Imagine you are going to paint the hull. Some things to consider:
- how do you get a ship the size of Koukla out of the water?
- how do you hold it up for painting?
- won’t whatever holds it block the paint job?
There are many ways that ships can be hauled out, but for Koukla the best option is a boat lift. A boat lift is a large gantry-like frame on four tires, with two straps slung across. The straps are motorized hoists that lowered into the water while we motored the ship into place, then lifted it up.
Before painting could begin, the hull needed to be cleaned. It was coated in algal slime, with green seaweed strands along the waterline, and oysters and barnacles clustered around the propeller cage. Dressed in foul weather gear for the splashing spray from the hose, we used the marina’s power wash to scour the hull.
These plant and animal latch-ons increase drag. The paint for the bottom contains chemicals designed to discourage creatures from attaching to or growing on the hull. Of course it doesn’t stop everything, but the growth really wasn’t bad considering that the boat had been mostly stationary for a year.
After the washing was done, the lift drove around a parking lot with Koukla hanging in midair. Considering that Koukla is 33 tons, and especially when you can see the whole thing, big, this was an impressive thing to witness. When the boat is where we wanted it, boat stands (stable pedestals with adjustable height pads) were positioned around it and the straps were released. The boat stands held and we breathed a sigh of relief.
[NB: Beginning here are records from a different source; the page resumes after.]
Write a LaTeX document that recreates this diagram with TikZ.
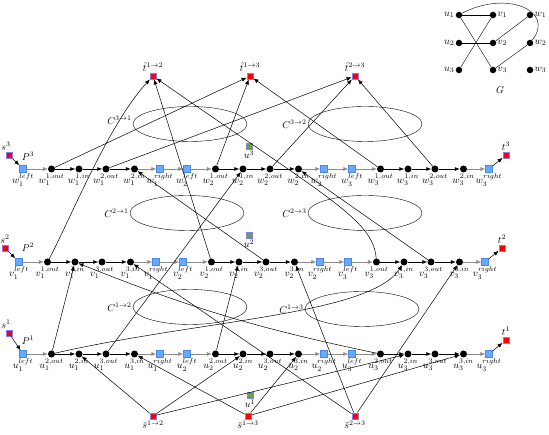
\documentclass[tikz,border=0pt]{standalone}
\usepackage{amsmath}
\usepackage{amssymb}
\usepackage{xcolor}
\usepackage{tikz}
\usetikzlibrary{arrows.meta,shapes.geometric}

\definecolor{termred}{HTML}{FF0000}
\definecolor{termrim}{HTML}{8080FF}
\definecolor{portblue}{HTML}{66AAFF}
\definecolor{portrim}{HTML}{4D88E6}
\definecolor{hubgreen}{HTML}{66AA22}

\begin{document}
\begin{tikzpicture}[
  x=1pt, y=1pt,
  dot/.style={circle, fill=black, minimum size=7pt, inner sep=0pt},
  port/.style={rectangle, draw=portrim, fill=portblue, minimum size=7pt, inner sep=0pt},
  term/.style={rectangle, draw=termrim, fill=termred, minimum size=6.5pt, inner sep=0pt},
  hub/.style={rectangle, draw=termrim, fill=hubgreen, minimum size=6.5pt, inner sep=0pt},
  gadget/.style={draw, ellipse, minimum width=114pt, minimum height=35pt, inner sep=0pt},
  arr/.style={-{Latex[length=5pt,width=4pt]}, line width=0.5pt},
  pathedge/.style={arr, line width=0.7pt},
  sqedge/.style={arr, draw=black!45},
  every label/.style={inner sep=1pt}
]
\useasboundingbox (0,0) rectangle (549,435);

% the three paths P^1, P^2, P^3
\foreach \row/\pa/\pb/\yy/\dx in {u/2/3/81/0, v/1/3/173/-4, w/1/2/266/0} {
  \foreach \gi/\gx in {1/23, 2/187, 3/352} {
    \node[port, label={below:$\row_{\gi}^{left}$}] (\row\gi l) at (\gx+\dx, \yy) {};
    \node[dot, label={below:$\row_{\gi}^{\pa,out}$}] (\row\gi o\pa) at (\gx+\dx+28.5, \yy) {};
    \node[dot, label={below:$\row_{\gi}^{\pa,in}$}] (\row\gi i\pa) at (\gx+\dx+56, \yy) {};
    \node[dot, label={below:$\row_{\gi}^{\pb,out}$}] (\row\gi o\pb) at (\gx+\dx+83, \yy) {};
    \node[dot, label={below:$\row_{\gi}^{\pb,in}$}] (\row\gi i\pb) at (\gx+\dx+111.5, \yy) {};
    \node[port, label={below:$\row_{\gi}^{right}$}] (\row\gi r) at (\gx+\dx+137, \yy) {};
    \draw[sqedge] (\row\gi l) -- (\row\gi o\pa);
    \draw[pathedge] (\row\gi o\pa) -- (\row\gi i\pa);
    \draw[pathedge] (\row\gi i\pa) -- (\row\gi o\pb);
    \draw[pathedge] (\row\gi o\pb) -- (\row\gi i\pb);
    \draw[sqedge] (\row\gi i\pb) -- (\row\gi r);
  }
  \draw[sqedge] (\row1r) -- (\row2l);
  \draw[sqedge] (\row2r) -- (\row3l);
}

% terminals of the paths
\node[term, label={[xshift=-3pt]above:$s^1$}] (s1) at (9,102) {};
\node[term, label={[xshift=0pt]above:$s^2$}] (s2) at (5,187) {};
\node[term, label={[xshift=-3pt]above:$s^3$}] (s3) at (9,280) {};
\node[term, label=above:$t^1$] (t1) at (506,95) {};
\node[term, label=above:$t^2$] (t2) at (502,187) {};
\node[term, label=above:$t^3$] (t3) at (506,280) {};
\node (P1) at (28,95) {$P^1$};
\node (P2) at (28,188) {$P^2$};
\node (P3) at (28,279) {$P^3$};
\draw[arr] (s1) -- (u1l);
\draw[arr] (s2) -- (v1l);
\draw[arr] (s3) -- (w1l);
\draw[arr] (u3r) -- (t1);
\draw[arr] (v3r) -- (t2);
\draw[arr] (w3r) -- (t3);

% pair gadgets
\node[gadget, label={[yshift=4pt]left:$C^{3\to1}$}] (C31) at (190,311) {};
\node[gadget, label=left:$C^{3\to2}$] (C32) at (365,311) {};
\node[gadget, label=left:$C^{2\to1}$] (C21) at (187,222) {};
\node[gadget, label=left:$C^{2\to3}$] (C23) at (365,222) {};
\node[gadget, label=left:$C^{1\to2}$] (C12) at (190,128) {};
\node[gadget, label=left:$C^{1\to3}$] (C13) at (362,126) {};

\node[hub, label=below:$u^3$] (h3) at (249,289) {};
\node[hub, label=below:$u^2$] (h2) at (249,200) {};
\node[hub, label=below:$u^1$] (h1) at (250,40) {};

\node[term, label=above:$\hat{t}^{1\to2}$] (t12) at (153,359) {};
\node[term, label=above:$\hat{t}^{1\to3}$] (t13) at (250,359) {};
\node[term, label=above:$\hat{t}^{2\to3}$] (t23) at (355,359) {};
\node[term, label=below:$\bar{s}^{1\to2}$] (s12) at (153,19) {};
\node[term, label=below:$\bar{s}^{1\to3}$] (s13) at (248,19) {};
\node[term, label=below:$\bar{s}^{2\to3}$] (s23) at (355,19) {};

\foreach \gi in {1,2,3} {
  \draw[arr] (s12) -- (u\gi i2);
  \draw[arr] (s13) -- (u\gi i3);
  \draw[arr] (s23) -- (v\gi i3);
  \draw[arr] (w\gi o1) -- (t13);
  \draw[arr] (w\gi o2) -- (t23);
}
\draw[arr] (v1o1) .. controls (70,215) and (108,310) .. (t12);
\draw[arr] (v2o1) -- (t12);
\draw[arr] (v3o1) .. controls (373,215) and (331,235) .. (t12);

% edges of G
\draw[arr] (u1o2) -- (v1i1);
\draw[arr] (u1o2) .. controls (200,115) and (370,120) .. (v3i1);
\draw[arr] (u2o2) -- (v2i1);
\draw[arr] (u3o2) to[bend left=5] (v1i1);
\draw[arr] (u1o3) -- (w2i1);
\draw[arr] (v2o3) -- (w1i2);
\draw[arr] (v3o3) -- (w2i2);

% the graph G
\node[dot, minimum size=6.5pt, label=left:$u_1$] (gu1) at (459,420) {};
\node[dot, minimum size=6.5pt, label=right:$v_1$] (gv1) at (493,420) {};
\node[dot, minimum size=6.5pt, label=right:$w_1$] (gw1) at (530,420) {};
\node[dot, minimum size=6.5pt, label=left:$u_2$] (gu2) at (459,392) {};
\node[dot, minimum size=6.5pt, label=right:$v_2$] (gv2) at (493,392) {};
\node[dot, minimum size=6.5pt, label=right:$w_2$] (gw2) at (530,392) {};
\node[dot, minimum size=6.5pt, label=left:$u_3$] (gu3) at (459,365) {};
\node[dot, minimum size=6.5pt, label=right:$v_3$] (gv3) at (493,365) {};
\node[dot, minimum size=6.5pt, label=right:$w_3$] (gw3) at (530,365) {};
\node (G) at (500,345) {$G$};
\draw (gu1) -- (gv1);
\draw (gu1) -- (gv3);
\draw (gu2) -- (gv2);
\draw (gu3) -- (gv1);
\draw (gv2) -- (gw1);
\draw (gv3) -- (gw2);
\draw (gu1) .. controls (505,445) and (556,425) .. (gw2);
\end{tikzpicture}
\end{document}
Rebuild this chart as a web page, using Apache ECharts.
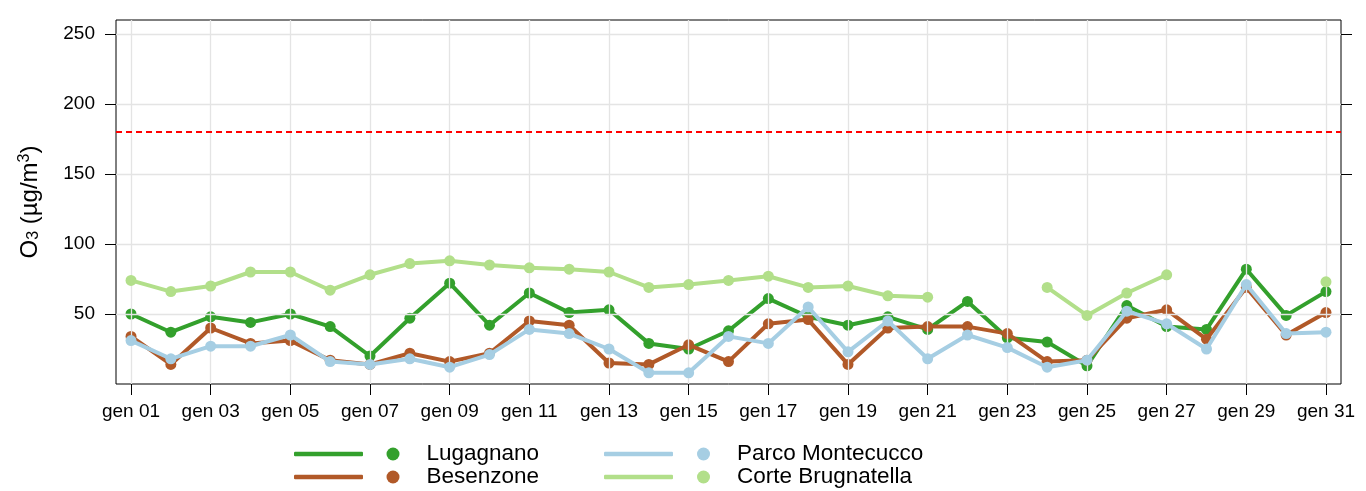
<!DOCTYPE html>
<html>
<head>
<meta charset="utf-8">
<script src="https://cdn.jsdelivr.net/npm/echarts@6/dist/echarts.min.js"></script>
<style>
  html, body { margin: 0; padding: 0; background: #ffffff; }
  #chart { width: 1366px; height: 491px; }
</style>
</head>
<body>
<div id="chart"></div>
<script>
// Daily ozone (O3) means, January, four monitoring stations
const days = [1, 2, 3, 4, 5, 6, 7, 8, 9, 10, 11, 12, 13, 14, 15, 16,
              17, 18, 19, 20, 21, 22, 23, 24, 25, 26, 27, 28, 29, 30, 31];

const xTickValues = [1, 3, 5, 7, 9, 11, 13, 15, 17, 19, 21, 23, 25, 27, 29, 31];
const xTickLabels = ['gen 01', 'gen 03', 'gen 05', 'gen 07', 'gen 09', 'gen 11', 'gen 13', 'gen 15',
                     'gen 17', 'gen 19', 'gen 21', 'gen 23', 'gen 25', 'gen 27', 'gen 29', 'gen 31'];
const yTickValues = [50, 100, 150, 200, 250];

const stationNames = ['Lugagnano', 'Besenzone', 'Parco Montecucco', 'Corte Brugnatella'];
const stationColors = ['#33a02c', '#b15928', '#a6cee3', '#b2df8a'];

const lugagnano = [50, 37, 48, 44, 50, 41, 20, 47, 72, 42, 65, 51, 53, 29, 25, 38,
                   61, 48, 42, 48, 39, 59, 33, 30, 13, 56, 41, 39, 82, 49, 66];
const besenzone = [34, 14, 40, 29, 31, 17, 14, 22, 16, 22, 45, 42, 15, 14, 28, 16,
                   43, 46, 14, 40, 41, 41, 36, 16, 17, 47, 53, 32, 69, 35, 51];
const parcoMontecucco = [31, 18, 27, 27, 35, 16, 14, 18, 12, 21, 39, 36, 25, 8, 8, 34,
                         29, 55, 23, 45, 18, 35, 26, 12, 17, 52, 43, 25, 71, 36, 37];
const corteBrugnatella = [74, 66, 70, 80, 80, 67, 78, 86, 88, 85, 83, 82, 80, 69, 71, 74,
                          77, 69, 70, 63, 62, null, null, 69, 49, 65, 78, null, null, null, 73];

// Information threshold for ozone
const threshold = 180;

const stationValues = [lugagnano, besenzone, parcoMontecucco, corteBrugnatella];

const FONT = 'Liberation Sans, Arial, Helvetica, sans-serif';

function pairs(values) {
  return days.map((d, i) => [d, values[i] == null ? null : values[i]]);
}

// Background grid: one line per labelled tick on each axis
const gridSeries = {
  name: 'grid',
  type: 'line',
  data: [],
  silent: true,
  z: 1,
  markLine: {
    silent: true,
    symbol: ['none', 'none'],
    label: { show: false },
    lineStyle: { color: '#e4e4e4', type: 'solid', width: 1.3 },
    emphasis: { disabled: true },
    animation: false,
    data: xTickValues.map(v => ({ xAxis: v })).concat(yTickValues.map(v => ({ yAxis: v })))
  }
};

const stationSeries = stationNames.map((name, k) => {
  const s = {
    name: name,
    type: 'line',
    xAxisIndex: 0,
    yAxisIndex: 0,
    data: pairs(stationValues[k]),
    symbol: 'circle',
    symbolSize: 11,
    showSymbol: true,
    showAllSymbol: true,
    connectNulls: false,
    color: stationColors[k],
    lineStyle: { width: 4, color: stationColors[k], cap: 'round', join: 'round' },
    itemStyle: { color: stationColors[k] },
    emphasis: { disabled: true },
    z: 3 + k
  };
  if (k === 0) {
    s.markLine = {
      silent: true,
      symbol: ['none', 'none'],
      label: { show: false },
      lineStyle: { color: '#ff0000', type: [6, 4], width: 2 },
      emphasis: { disabled: true },
      data: [{ yAxis: threshold }]
    };
  }
  return s;
});

const xRange = { min: 0.623, max: 31.377 };
const yRange = { min: 0, max: 260 };

const tickStyle = { color: '#000000', width: 1 };

const legendText = { fontFamily: FONT, fontSize: 22.5, color: '#000000' };

function lineLegend(names, left) {
  return {
    data: names,
    orient: 'vertical',
    left: left,
    top: 442.5,
    icon: 'roundRect',
    itemWidth: 69,
    itemHeight: 4.5,
    itemGap: 0,
    padding: 0,
    formatter: () => ' ',
    textStyle: legendText
  };
}
function dotLegend(names, left) {
  return {
    data: names,
    orient: 'vertical',
    left: left,
    top: 442.5,
    icon: 'circle',
    itemWidth: 13,
    itemHeight: 13,
    itemGap: 0,
    padding: 0,
    textStyle: Object.assign({ padding: [0, 0, 0, 22] }, legendText)
  };
}

const option = {
  animation: false,
  backgroundColor: '#ffffff',
  textStyle: { fontFamily: FONT },
  grid: {
    left: 116, right: 25, top: 20, bottom: 107,
    show: true, borderColor: '#000000', borderWidth: 1, backgroundColor: 'transparent'
  },
  legend: [
    lineLegend(stationNames.slice(0, 2), 294),
    dotLegend(stationNames.slice(0, 2), 386.5),
    lineLegend(stationNames.slice(2, 4), 604),
    dotLegend(stationNames.slice(2, 4), 697)
  ],
  xAxis: [
    {
      type: 'value', position: 'bottom', min: xRange.min, max: xRange.max,
      axisLine: { show: false },
      axisTick: { show: true, inside: false, length: 11, customValues: xTickValues, lineStyle: tickStyle },
      axisLabel: {
        show: true, customValues: xTickValues, margin: 18,
        fontFamily: FONT, fontSize: 19, color: '#000000',
        formatter: v => xTickLabels[xTickValues.indexOf(v)]
      },
      splitLine: { show: false }
    },
    {
      type: 'value', position: 'top', min: xRange.min, max: xRange.max,
      axisLine: { show: false },
      axisTick: { show: true, inside: false, length: 11, customValues: xTickValues, lineStyle: tickStyle },
      axisLabel: { show: false },
      splitLine: { show: false }
    }
  ],
  yAxis: [
    {
      type: 'value', position: 'left', min: yRange.min, max: yRange.max,
      axisLine: { show: false },
      axisTick: { show: true, inside: false, length: 11, customValues: yTickValues, lineStyle: tickStyle },
      axisLabel: {
        show: true, customValues: yTickValues, margin: 21,
        fontFamily: FONT, fontSize: 19, color: '#000000'
      },
      splitLine: { show: false },
      name: '{a|O}{b|3}{a| (µg/m}{c|3}{a|)}',
      nameLocation: 'middle',
      nameRotate: 90,
      nameGap: 70,
      nameTextStyle: {
        fontFamily: FONT, fontSize: 24, color: '#000000',
        rich: {
          a: { fontFamily: FONT, fontSize: 24, color: '#000000', lineHeight: 32, verticalAlign: 'middle' },
          b: { fontFamily: FONT, fontSize: 16, color: '#000000', lineHeight: 32, verticalAlign: 'bottom', padding: [0, 0, 4, 0] },
          c: { fontFamily: FONT, fontSize: 16, color: '#000000', lineHeight: 32, verticalAlign: 'top', padding: [3, 0, 0, 0] }
        }
      }
    },
    {
      type: 'value', position: 'right', min: yRange.min, max: yRange.max,
      axisLine: { show: false },
      axisTick: { show: true, inside: false, length: 11, customValues: yTickValues, lineStyle: tickStyle },
      axisLabel: { show: false },
      splitLine: { show: false }
    }
  ],
  series: [gridSeries].concat(stationSeries)
};

const chart = echarts.init(document.getElementById('chart'), null, { renderer: 'canvas' });
chart.setOption(option);
</script>
</body>
</html>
To answer the final question posed at the beginning: yes, the boat stands block part of the hull from being painted. The solution is the stressful task, handled by Horatio, of releasing stands one at a time and reengaging them elsewhere. You can then go back and paint the previously covered areas.. A few spots underneath blocks on the keel remained inaccessible until after the ship was hoisted up again for its return to the water, and Horatio heroically rushed around beneath the gently swaying mass, frantically painting patches of hull while the entire boat moved over him on its way back to the water.